- Data segment:
┄┄┄┄┄┄┄┄┄┄

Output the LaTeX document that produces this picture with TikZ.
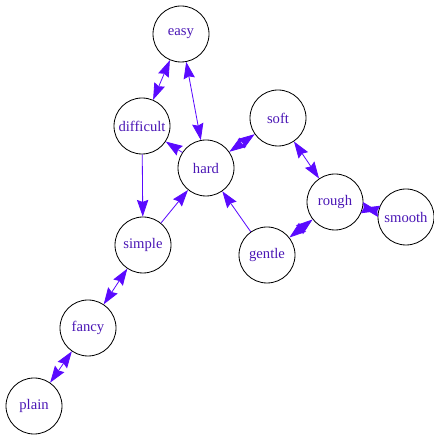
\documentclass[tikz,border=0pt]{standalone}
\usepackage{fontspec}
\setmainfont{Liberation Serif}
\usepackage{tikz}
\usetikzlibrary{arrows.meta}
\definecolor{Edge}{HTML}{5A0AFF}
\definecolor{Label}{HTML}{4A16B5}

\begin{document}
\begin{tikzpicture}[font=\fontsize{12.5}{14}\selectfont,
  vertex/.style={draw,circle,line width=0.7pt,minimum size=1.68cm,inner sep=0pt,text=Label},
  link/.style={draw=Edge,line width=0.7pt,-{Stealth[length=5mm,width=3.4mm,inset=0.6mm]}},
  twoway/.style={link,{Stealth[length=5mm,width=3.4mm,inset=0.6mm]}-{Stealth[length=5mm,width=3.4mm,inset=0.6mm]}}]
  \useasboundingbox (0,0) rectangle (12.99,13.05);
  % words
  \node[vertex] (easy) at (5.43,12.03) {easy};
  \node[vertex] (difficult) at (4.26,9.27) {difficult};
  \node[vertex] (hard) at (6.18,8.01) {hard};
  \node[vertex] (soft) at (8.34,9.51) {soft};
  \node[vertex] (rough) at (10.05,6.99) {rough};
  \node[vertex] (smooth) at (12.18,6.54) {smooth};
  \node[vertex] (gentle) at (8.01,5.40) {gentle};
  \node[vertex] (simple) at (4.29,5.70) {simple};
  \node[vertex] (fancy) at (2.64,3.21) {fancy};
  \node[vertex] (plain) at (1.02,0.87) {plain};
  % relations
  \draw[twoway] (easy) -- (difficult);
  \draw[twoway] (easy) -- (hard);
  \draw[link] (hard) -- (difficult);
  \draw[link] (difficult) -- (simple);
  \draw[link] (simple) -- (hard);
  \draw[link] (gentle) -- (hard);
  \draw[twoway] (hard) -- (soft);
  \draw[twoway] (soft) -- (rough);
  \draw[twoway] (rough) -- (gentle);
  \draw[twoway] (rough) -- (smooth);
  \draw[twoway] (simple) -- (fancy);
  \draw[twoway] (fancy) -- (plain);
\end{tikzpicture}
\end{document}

┄┄┄┄┄┄┄┄┄┄

- What you will do: Write out each line of the data exactly; the images should be left out.

- Answer to the task:
Output the LaTeX document that produces this picture with TikZ.
\documentclass[tikz,border=0pt]{standalone}
\usepackage{fontspec}
\setmainfont{Liberation Serif}
\usepackage{tikz}
\usetikzlibrary{arrows.meta}
\definecolor{Edge}{HTML}{5A0AFF}
\definecolor{Label}{HTML}{4A16B5}

\begin{document}
\begin{tikzpicture}[font=\fontsize{12.5}{14}\selectfont,
  vertex/.style={draw,circle,line width=0.7pt,minimum size=1.68cm,inner sep=0pt,text=Label},
  link/.style={draw=Edge,line width=0.7pt,-{Stealth[length=5mm,width=3.4mm,inset=0.6mm]}},
  twoway/.style={link,{Stealth[length=5mm,width=3.4mm,inset=0.6mm]}-{Stealth[length=5mm,width=3.4mm,inset=0.6mm]}}]
  \useasboundingbox (0,0) rectangle (12.99,13.05);
  % words
  \node[vertex] (easy) at (5.43,12.03) {easy};
  \node[vertex] (difficult) at (4.26,9.27) {difficult};
  \node[vertex] (hard) at (6.18,8.01) {hard};
  \node[vertex] (soft) at (8.34,9.51) {soft};
  \node[vertex] (rough) at (10.05,6.99) {rough};
  \node[vertex] (smooth) at (12.18,6.54) {smooth};
  \node[vertex] (gentle) at (8.01,5.40) {gentle};
  \node[vertex] (simple) at (4.29,5.70) {simple};
  \node[vertex] (fancy) at (2.64,3.21) {fancy};
  \node[vertex] (plain) at (1.02,0.87) {plain};
  % relations
  \draw[twoway] (easy) -- (difficult);
  \draw[twoway] (easy) -- (hard);
  \draw[link] (hard) -- (difficult);
  \draw[link] (difficult) -- (simple);
  \draw[link] (simple) -- (hard);
  \draw[link] (gentle) -- (hard);
  \draw[twoway] (hard) -- (soft);
  \draw[twoway] (soft) -- (rough);
  \draw[twoway] (rough) -- (gentle);
  \draw[twoway] (rough) -- (smooth);
  \draw[twoway] (simple) -- (fancy);
  \draw[twoway] (fancy) -- (plain);
\end{tikzpicture}
\end{document}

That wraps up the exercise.